The legendary film director, Andrei Tarkovsky was obsessed by pools of water, particularly the almost limitless movement that is possible within them. 'Nothing is more beautiful than water.' 'It transmits movement, depth, changes'. The most thoroughgoing treatment of this observation may be in his film Nostalgia. With extraordinary composition of shot, Tarkovsky's obsession with water in buildings and confined spaces - particularly the sulphur pool - is plumbed to profound depths. Even if not formally symbolic it conveys the sense of the ineffable within limits. 

It may seem bathetic to compare Tarkovsky's pool and a soup tureen (which also happens to be on the moon) but there is a similar struggle with the ineffable at the heart of Adam Thirwell's The Future Future a phantasmagoric portrayal of a late 18th century that is heavily informed by 21st century tropes and mores and is fixated on the nature of language and communication and the cultural norms of a networked society.

The novel has a tricksy, evanescent quality and an aphoristic style which can feel deliberately frustrating, providing a fractured approach to the narrative and a strange alienation from the characters and the action giving them a strongly symbolic feel.
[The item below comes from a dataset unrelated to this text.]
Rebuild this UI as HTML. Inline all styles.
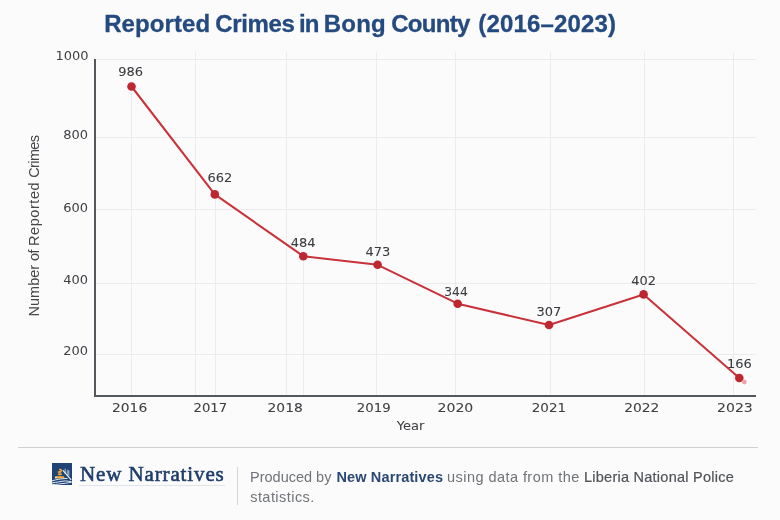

However, the parallels between our time and that of the protagonist Celine and her compatriots are pretty clear given effect, in largely ludic manner, through abundant anachronism.

Language is crucial; writing and reading are the fulcrum for success or catastrophe. People in the novel can at times hardly comprehend the 'influence of words on a solid world'. We can take this as a reference to the significance of appearance and perception and who is saying what about which things. An influencer perhaps. 

The main mode of discourse is gossip. Gossip conveys ‘a world of neither appearance nor reality but something shimmering and melting’. Being talked about is the harbinger of death. Being talked about is the curse for Celine and her circle. Female notoriety, whether of the Queen herself or other figures, is paraded in the news sheets. We might describe these people as the main character. 

Whether by coincidence or design some of the central themes of the novel mirror recent historiography of the period before the French Revolution, specifically cultural history concerned with how the French in the second half of the 18th century sought to make sense of their world:

"If an explanation of the revolution emerges from Darnton’s sketches, it is rooted in the development of a vast, complex and multifaceted ‘information system’ that spread news but also emotions across Paris. A great deal of Darnton’s work has consisted in unravelling the various components of the Ancien Régime’s information system, from the circulation of censored books by librarians and peddlers to the communication of news by nouvellistes de bouche in the public space or by authors of popular nouvelles à la main."

This is the mental world in which the Revolution occurred. 

In the novel, the future is simultaneously vertiginous but also strangely flattened. The continuous present is constituted of 'museums and shopping'.  The future future by contrast is very different - well beyond the ordered present and reflective of a form of language characterised by transplantation and translation reaching for different ways to describe the world, for breaking out of the continuous present, for seeking greater honesty through a merging of the thing itself and the language which is used to describe it. That honesty being a critical component of a more fluid, disordered future. Indeed of the future future.

"André said he didn't exactly understand how this movement between different levels worked. But of course not, said Celine. The way of seeing the world that he liked, where he observed a world outside him, everything ordered and in categories, made it impossible to do the kinds of things that Catherine could do when she was thinking or talking. Catherine had metamorphosis. Whereas they just had literature."

It is metamorphosis that replaces literature and the old forms of language. 

So Celine's trip to the moon - which has clear references to the fabulist tales of the 17th and 18th centuries - is to a new world. In the real world, America is the new world and the novel suggests that translation from the indigenous inhabitants of the vast forests of that continent provide an indication of what is needed to mediate the unfolding of the future future; the more disordered future of the forest not the city; the forest into which true escape is possible; the location for metamorphosis. 

More generally though, even after a robust stand off with Napoleon himself as the embodiment of the ordered patriarchy, Celine observes an inability to think that wildly. 

We probably should not be surprised.